Sometimes, when creating blended families, stepparents will adopt the children of their new spouse. The reasons vary – perhaps the children were born out of wedlock and had little contact with their natural father, or perhaps the children experienced a total breakdown in the relationship with their natural father due to some significant, even traumatizing, event.

Unfortunately, not all stepparent adoptions have happy family endings – sometimes, mom and the stepparent divorce. Usually, the children and the stepparent continue to have a parent-child relationship, but sometimes that relationship deteriorates with the end of the parents’ marriage. If the children make clear in no uncertain terms they want to have nothing to do with their stepfather – and testify to that effect in court – should the stepfather continue to have a support obligation?

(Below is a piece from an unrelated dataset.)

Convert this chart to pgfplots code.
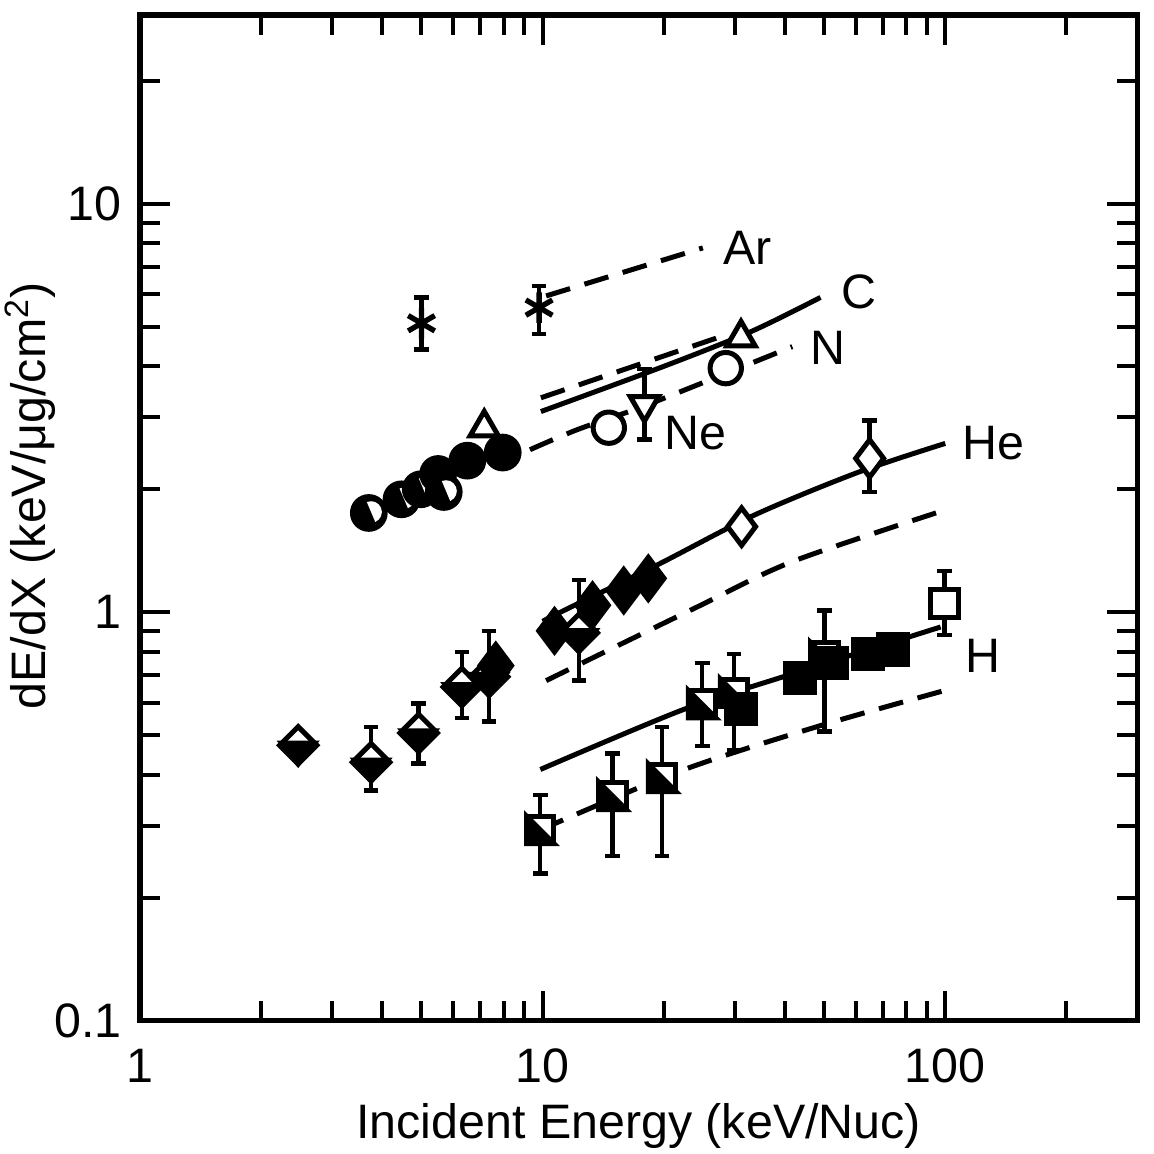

The Western District of the Missouri Court of Appeals had to answer this question earlier this week. In its decision, the Western District noted that once a stepparent completes an adoption of his stepchildren, he has a legal duty to support those children as if they were his natural children. In essence, the law recognizes no distinction between natural and adopted children. Hence, when completing the Form 14 to determine the presumptive child support amount, the trial court must always include adopted children – even if those children wish to have nothing to do with their stepparent. The trial court in this case failed to do so and the Western District reversed and remanded so the trial court could enter a correct Form 14. But the Western District did not stop here – it indicated that the trial court could determine that support would be inappropriate under the circumstances and relieve the stepparent of some or all of his support obligation. If the mother or the parties jointly have contributed to cause the breakdown of the relationship, that could warrant some relief of financial support.

The moral of this case should be that after a stepparent adoption, the adopted child is no different than a natural child and carries the same legal obligations, even if the stepparent subsequently divorces the natural parent-spouse. While the law allows a trial court some leeway to reduce or even abate support, the law first must assure the child will be cared for financially, which means the bar will be high to sever a support obligation solely because the adopted child no longer wants a relationship with the stepparent.